SHORT EXERCISE:
Return each line of the data below exactly, omitting any pictures.

DATA EXTRACT:
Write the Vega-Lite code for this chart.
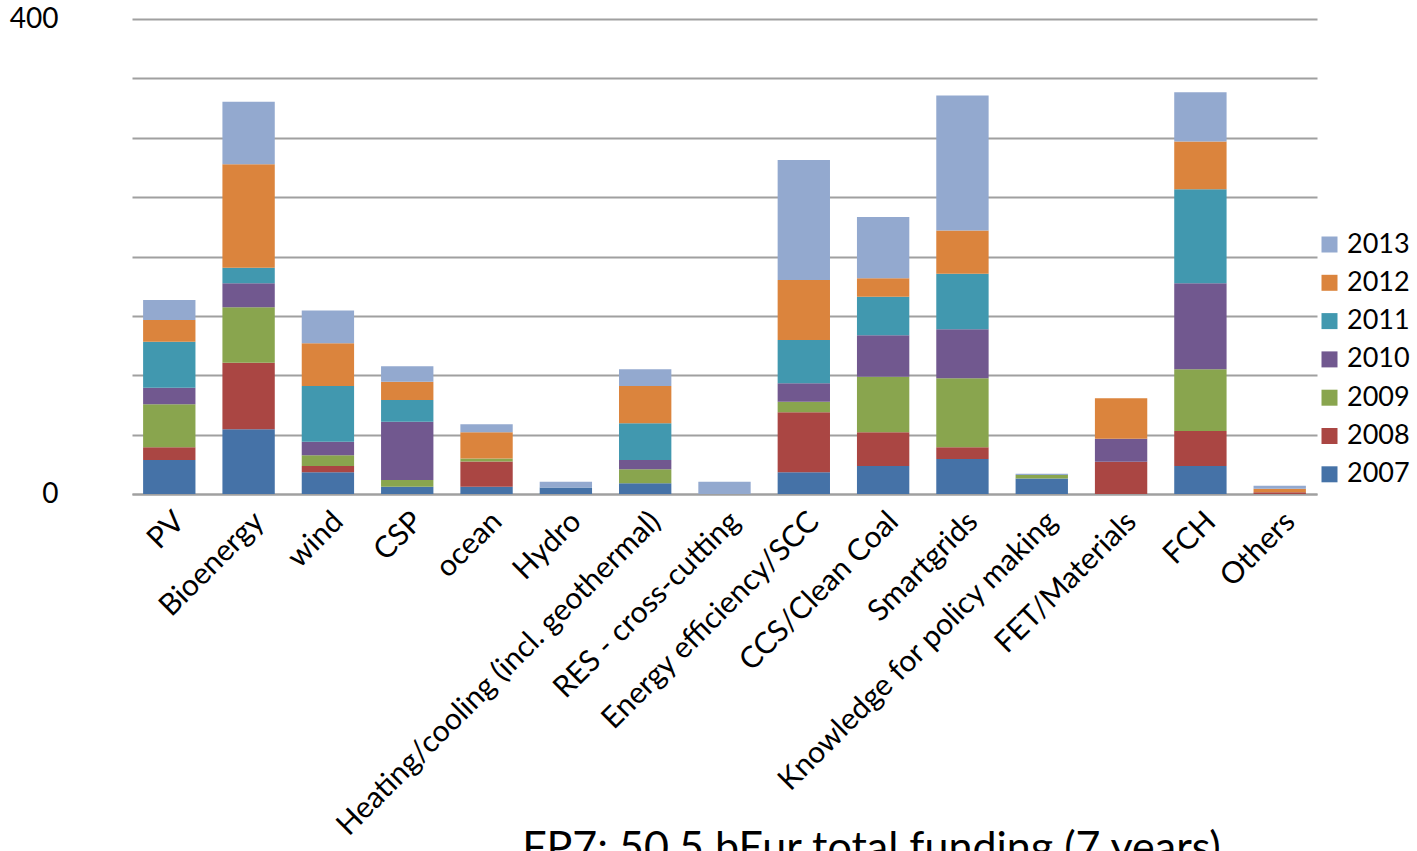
{
  "$schema": "https://vega.github.io/schema/vega-lite/v6.json",
  "autosize": {"type": "none"},
  "width": 1185,
  "height": 475,
  "padding": {"left": 132, "top": 19, "right": 100, "bottom": 357},
  "background": "white",
  "config": {
    "font": "Lato",
    "view": {"stroke": null}
  },
  "data": {
    "values": [
      {"category": "PV", "year": "2007", "value": 28.6},
      {"category": "PV", "year": "2008", "value": 10.7},
      {"category": "PV", "year": "2009", "value": 36.2},
      {"category": "PV", "year": "2010", "value": 14.0},
      {"category": "PV", "year": "2011", "value": 38.7},
      {"category": "PV", "year": "2012", "value": 18.3},
      {"category": "PV", "year": "2013", "value": 16.8},
      {"category": "Bioenergy", "year": "2007", "value": 54.5},
      {"category": "Bioenergy", "year": "2008", "value": 56.1},
      {"category": "Bioenergy", "year": "2009", "value": 46.6},
      {"category": "Bioenergy", "year": "2010", "value": 20.2},
      {"category": "Bioenergy", "year": "2011", "value": 13.1},
      {"category": "Bioenergy", "year": "2012", "value": 87.1},
      {"category": "Bioenergy", "year": "2013", "value": 52.7},
      {"category": "wind", "year": "2007", "value": 18.3},
      {"category": "wind", "year": "2008", "value": 5.3},
      {"category": "wind", "year": "2009", "value": 9.0},
      {"category": "wind", "year": "2010", "value": 11.5},
      {"category": "wind", "year": "2011", "value": 46.9},
      {"category": "wind", "year": "2012", "value": 36.0},
      {"category": "wind", "year": "2013", "value": 27.5},
      {"category": "CSP", "year": "2007", "value": 6.2},
      {"category": "CSP", "year": "2009", "value": 5.6},
      {"category": "CSP", "year": "2010", "value": 49.1},
      {"category": "CSP", "year": "2011", "value": 18.3},
      {"category": "CSP", "year": "2012", "value": 15.4},
      {"category": "CSP", "year": "2013", "value": 13.0},
      {"category": "ocean", "year": "2007", "value": 6.2},
      {"category": "ocean", "year": "2008", "value": 21.1},
      {"category": "ocean", "year": "2009", "value": 2.5},
      {"category": "ocean", "year": "2012", "value": 22.2},
      {"category": "ocean", "year": "2013", "value": 6.7},
      {"category": "Hydro", "year": "2007", "value": 5.5},
      {"category": "Hydro", "year": "2013", "value": 4.8},
      {"category": "Heating/cooling (incl. geothermal)", "year": "2007", "value": 9.0},
      {"category": "Heating/cooling (incl. geothermal)", "year": "2009", "value": 11.8},
      {"category": "Heating/cooling (incl. geothermal)", "year": "2010", "value": 7.8},
      {"category": "Heating/cooling (incl. geothermal)", "year": "2011", "value": 30.9},
      {"category": "Heating/cooling (incl. geothermal)", "year": "2012", "value": 31.4},
      {"category": "Heating/cooling (incl. geothermal)", "year": "2013", "value": 14.1},
      {"category": "RES - cross-cutting", "year": "2013", "value": 10.4},
      {"category": "Energy efficiency/SCC", "year": "2007", "value": 18.3},
      {"category": "Energy efficiency/SCC", "year": "2008", "value": 50.5},
      {"category": "Energy efficiency/SCC", "year": "2009", "value": 8.9},
      {"category": "Energy efficiency/SCC", "year": "2010", "value": 15.5},
      {"category": "Energy efficiency/SCC", "year": "2011", "value": 36.5},
      {"category": "Energy efficiency/SCC", "year": "2012", "value": 50.5},
      {"category": "Energy efficiency/SCC", "year": "2013", "value": 101.1},
      {"category": "CCS/Clean Coal", "year": "2007", "value": 23.6},
      {"category": "CCS/Clean Coal", "year": "2008", "value": 28.4},
      {"category": "CCS/Clean Coal", "year": "2009", "value": 46.8},
      {"category": "CCS/Clean Coal", "year": "2010", "value": 34.9},
      {"category": "CCS/Clean Coal", "year": "2011", "value": 32.5},
      {"category": "CCS/Clean Coal", "year": "2012", "value": 15.5},
      {"category": "CCS/Clean Coal", "year": "2013", "value": 51.6},
      {"category": "Smartgrids", "year": "2007", "value": 29.5},
      {"category": "Smartgrids", "year": "2008", "value": 9.9},
      {"category": "Smartgrids", "year": "2009", "value": 58.1},
      {"category": "Smartgrids", "year": "2010", "value": 41.3},
      {"category": "Smartgrids", "year": "2011", "value": 46.6},
      {"category": "Smartgrids", "year": "2012", "value": 36.5},
      {"category": "Smartgrids", "year": "2013", "value": 113.7},
      {"category": "Knowledge for policy making", "year": "2007", "value": 13.0},
      {"category": "Knowledge for policy making", "year": "2009", "value": 3.0},
      {"category": "Knowledge for policy making", "year": "2013", "value": 1.0},
      {"category": "FET/Materials", "year": "2008", "value": 27.2},
      {"category": "FET/Materials", "year": "2010", "value": 19.4},
      {"category": "FET/Materials", "year": "2012", "value": 34.0},
      {"category": "FCH", "year": "2007", "value": 23.6},
      {"category": "FCH", "year": "2008", "value": 29.5},
      {"category": "FCH", "year": "2009", "value": 52.0},
      {"category": "FCH", "year": "2010", "value": 72.4},
      {"category": "FCH", "year": "2011", "value": 79.2},
      {"category": "FCH", "year": "2012", "value": 40.1},
      {"category": "FCH", "year": "2013", "value": 41.6},
      {"category": "Others", "year": "2008", "value": 1.5},
      {"category": "Others", "year": "2012", "value": 3.0},
      {"category": "Others", "year": "2013", "value": 2.5}
    ]
  },
  "mark": {"type": "bar"},
  "encoding": {
    "x": {
      "field": "category",
      "type": "nominal",
      "sort": null,
      "scale": {"paddingInner": 0.34, "paddingOuter": 0.14},
      "axis": {
        "title": "FP7: 50.5 bEur total funding (7 years)",
        "titleFont": "Lato",
        "titleFontSize": 43,
        "titleFontWeight": "normal",
        "titleColor": "black",
        "titleX": 739,
        "titleY": 333,
        "titleAlign": "center",
        "titleBaseline": "top",
        "labelAngle": -45,
        "labelAlign": "right",
        "labelBaseline": "top",
        "labelFontSize": 30,
        "labelColor": "black",
        "labelPadding": 12,
        "labelOverlap": false,
        "labelLimit": 0,
        "ticks": false,
        "tickSize": 0,
        "domainColor": "#a0a0a0",
        "domainWidth": 2
      }
    },
    "y": {
      "field": "value",
      "type": "quantitative",
      "stack": "zero",
      "scale": {"domain": [0, 400], "nice": false},
      "axis": {
        "title": null,
        "values": [0, 50, 100, 150, 200, 250, 300, 350, 400],
        "labelExpr": "datum.value == 0 || datum.value == 400 ? datum.label : ''",
        "labelFontSize": 28,
        "labelColor": "black",
        "labelPadding": 74,
        "ticks": false,
        "tickSize": 0,
        "domain": false,
        "grid": true,
        "gridColor": "#a0a0a0",
        "gridWidth": 2
      }
    },
    "color": {
      "field": "year",
      "type": "nominal",
      "scale": {
        "domain": ["2013", "2012", "2011", "2010", "2009", "2008", "2007"],
        "range": ["#93A9CF", "#DB843D", "#4198AF", "#71588F", "#89A54E", "#AA4643", "#4572A7"]
      },
      "legend": {
        "title": null,
        "orient": "none",
        "legendX": 1184,
        "legendY": 212,
        "padding": 0,
        "symbolType": "square",
        "symbolSize": 256,
        "symbolStrokeWidth": 0,
        "symbolOpacity": 1,
        "labelFontSize": 27,
        "labelColor": "black",
        "labelOffset": 4,
        "rowPadding": 10.3
      }
    },
    "order": {"field": "year", "type": "nominal", "sort": "ascending"}
  }
}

FULL OUTPUT:
Write the Vega-Lite code for this chart.
{
  "$schema": "https://vega.github.io/schema/vega-lite/v6.json",
  "autosize": {"type": "none"},
  "width": 1185,
  "height": 475,
  "padding": {"left": 132, "top": 19, "right": 100, "bottom": 357},
  "background": "white",
  "config": {
    "font": "Lato",
    "view": {"stroke": null}
  },
  "data": {
    "values": [
      {"category": "PV", "year": "2007", "value": 28.6},
      {"category": "PV", "year": "2008", "value": 10.7},
      {"category": "PV", "year": "2009", "value": 36.2},
      {"category": "PV", "year": "2010", "value": 14.0},
      {"category": "PV", "year": "2011", "value": 38.7},
      {"category": "PV", "year": "2012", "value": 18.3},
      {"category": "PV", "year": "2013", "value": 16.8},
      {"category": "Bioenergy", "year": "2007", "value": 54.5},
      {"category": "Bioenergy", "year": "2008", "value": 56.1},
      {"category": "Bioenergy", "year": "2009", "value": 46.6},
      {"category": "Bioenergy", "year": "2010", "value": 20.2},
      {"category": "Bioenergy", "year": "2011", "value": 13.1},
      {"category": "Bioenergy", "year": "2012", "value": 87.1},
      {"category": "Bioenergy", "year": "2013", "value": 52.7},
      {"category": "wind", "year": "2007", "value": 18.3},
      {"category": "wind", "year": "2008", "value": 5.3},
      {"category": "wind", "year": "2009", "value": 9.0},
      {"category": "wind", "year": "2010", "value": 11.5},
      {"category": "wind", "year": "2011", "value": 46.9},
      {"category": "wind", "year": "2012", "value": 36.0},
      {"category": "wind", "year": "2013", "value": 27.5},
      {"category": "CSP", "year": "2007", "value": 6.2},
      {"category": "CSP", "year": "2009", "value": 5.6},
      {"category": "CSP", "year": "2010", "value": 49.1},
      {"category": "CSP", "year": "2011", "value": 18.3},
      {"category": "CSP", "year": "2012", "value": 15.4},
      {"category": "CSP", "year": "2013", "value": 13.0},
      {"category": "ocean", "year": "2007", "value": 6.2},
      {"category": "ocean", "year": "2008", "value": 21.1},
      {"category": "ocean", "year": "2009", "value": 2.5},
      {"category": "ocean", "year": "2012", "value": 22.2},
      {"category": "ocean", "year": "2013", "value": 6.7},
      {"category": "Hydro", "year": "2007", "value": 5.5},
      {"category": "Hydro", "year": "2013", "value": 4.8},
      {"category": "Heating/cooling (incl. geothermal)", "year": "2007", "value": 9.0},
      {"category": "Heating/cooling (incl. geothermal)", "year": "2009", "value": 11.8},
      {"category": "Heating/cooling (incl. geothermal)", "year": "2010", "value": 7.8},
      {"category": "Heating/cooling (incl. geothermal)", "year": "2011", "value": 30.9},
      {"category": "Heating/cooling (incl. geothermal)", "year": "2012", "value": 31.4},
      {"category": "Heating/cooling (incl. geothermal)", "year": "2013", "value": 14.1},
      {"category": "RES - cross-cutting", "year": "2013", "value": 10.4},
      {"category": "Energy efficiency/SCC", "year": "2007", "value": 18.3},
      {"category": "Energy efficiency/SCC", "year": "2008", "value": 50.5},
      {"category": "Energy efficiency/SCC", "year": "2009", "value": 8.9},
      {"category": "Energy efficiency/SCC", "year": "2010", "value": 15.5},
      {"category": "Energy efficiency/SCC", "year": "2011", "value": 36.5},
      {"category": "Energy efficiency/SCC", "year": "2012", "value": 50.5},
      {"category": "Energy efficiency/SCC", "year": "2013", "value": 101.1},
      {"category": "CCS/Clean Coal", "year": "2007", "value": 23.6},
      {"category": "CCS/Clean Coal", "year": "2008", "value": 28.4},
      {"category": "CCS/Clean Coal", "year": "2009", "value": 46.8},
      {"category": "CCS/Clean Coal", "year": "2010", "value": 34.9},
      {"category": "CCS/Clean Coal", "year": "2011", "value": 32.5},
      {"category": "CCS/Clean Coal", "year": "2012", "value": 15.5},
      {"category": "CCS/Clean Coal", "year": "2013", "value": 51.6},
      {"category": "Smartgrids", "year": "2007", "value": 29.5},
      {"category": "Smartgrids", "year": "2008", "value": 9.9},
      {"category": "Smartgrids", "year": "2009", "value": 58.1},
      {"category": "Smartgrids", "year": "2010", "value": 41.3},
      {"category": "Smartgrids", "year": "2011", "value": 46.6},
      {"category": "Smartgrids", "year": "2012", "value": 36.5},
      {"category": "Smartgrids", "year": "2013", "value": 113.7},
      {"category": "Knowledge for policy making", "year": "2007", "value": 13.0},
      {"category": "Knowledge for policy making", "year": "2009", "value": 3.0},
      {"category": "Knowledge for policy making", "year": "2013", "value": 1.0},
      {"category": "FET/Materials", "year": "2008", "value": 27.2},
      {"category": "FET/Materials", "year": "2010", "value": 19.4},
      {"category": "FET/Materials", "year": "2012", "value": 34.0},
      {"category": "FCH", "year": "2007", "value": 23.6},
      {"category": "FCH", "year": "2008", "value": 29.5},
      {"category": "FCH", "year": "2009", "value": 52.0},
      {"category": "FCH", "year": "2010", "value": 72.4},
      {"category": "FCH", "year": "2011", "value": 79.2},
      {"category": "FCH", "year": "2012", "value": 40.1},
      {"category": "FCH", "year": "2013", "value": 41.6},
      {"category": "Others", "year": "2008", "value": 1.5},
      {"category": "Others", "year": "2012", "value": 3.0},
      {"category": "Others", "year": "2013", "value": 2.5}
    ]
  },
  "mark": {"type": "bar"},
  "encoding": {
    "x": {
      "field": "category",
      "type": "nominal",
      "sort": null,
      "scale": {"paddingInner": 0.34, "paddingOuter": 0.14},
      "axis": {
        "title": "FP7: 50.5 bEur total funding (7 years)",
        "titleFont": "Lato",
        "titleFontSize": 43,
        "titleFontWeight": "normal",
        "titleColor": "black",
        "titleX": 739,
        "titleY": 333,
        "titleAlign": "center",
        "titleBaseline": "top",
        "labelAngle": -45,
        "labelAlign": "right",
        "labelBaseline": "top",
        "labelFontSize": 30,
        "labelColor": "black",
        "labelPadding": 12,
        "labelOverlap": false,
        "labelLimit": 0,
        "ticks": false,
        "tickSize": 0,
        "domainColor": "#a0a0a0",
        "domainWidth": 2
      }
    },
    "y": {
      "field": "value",
      "type": "quantitative",
      "stack": "zero",
      "scale": {"domain": [0, 400], "nice": false},
      "axis": {
        "title": null,
        "values": [0, 50, 100, 150, 200, 250, 300, 350, 400],
        "labelExpr": "datum.value == 0 || datum.value == 400 ? datum.label : ''",
        "labelFontSize": 28,
        "labelColor": "black",
        "labelPadding": 74,
        "ticks": false,
        "tickSize": 0,
        "domain": false,
        "grid": true,
        "gridColor": "#a0a0a0",
        "gridWidth": 2
      }
    },
    "color": {
      "field": "year",
      "type": "nominal",
      "scale": {
        "domain": ["2013", "2012", "2011", "2010", "2009", "2008", "2007"],
        "range": ["#93A9CF", "#DB843D", "#4198AF", "#71588F", "#89A54E", "#AA4643", "#4572A7"]
      },
      "legend": {
        "title": null,
        "orient": "none",
        "legendX": 1184,
        "legendY": 212,
        "padding": 0,
        "symbolType": "square",
        "symbolSize": 256,
        "symbolStrokeWidth": 0,
        "symbolOpacity": 1,
        "labelFontSize": 27,
        "labelColor": "black",
        "labelOffset": 4,
        "rowPadding": 10.3
      }
    },
    "order": {"field": "year", "type": "nominal", "sort": "ascending"}
  }
}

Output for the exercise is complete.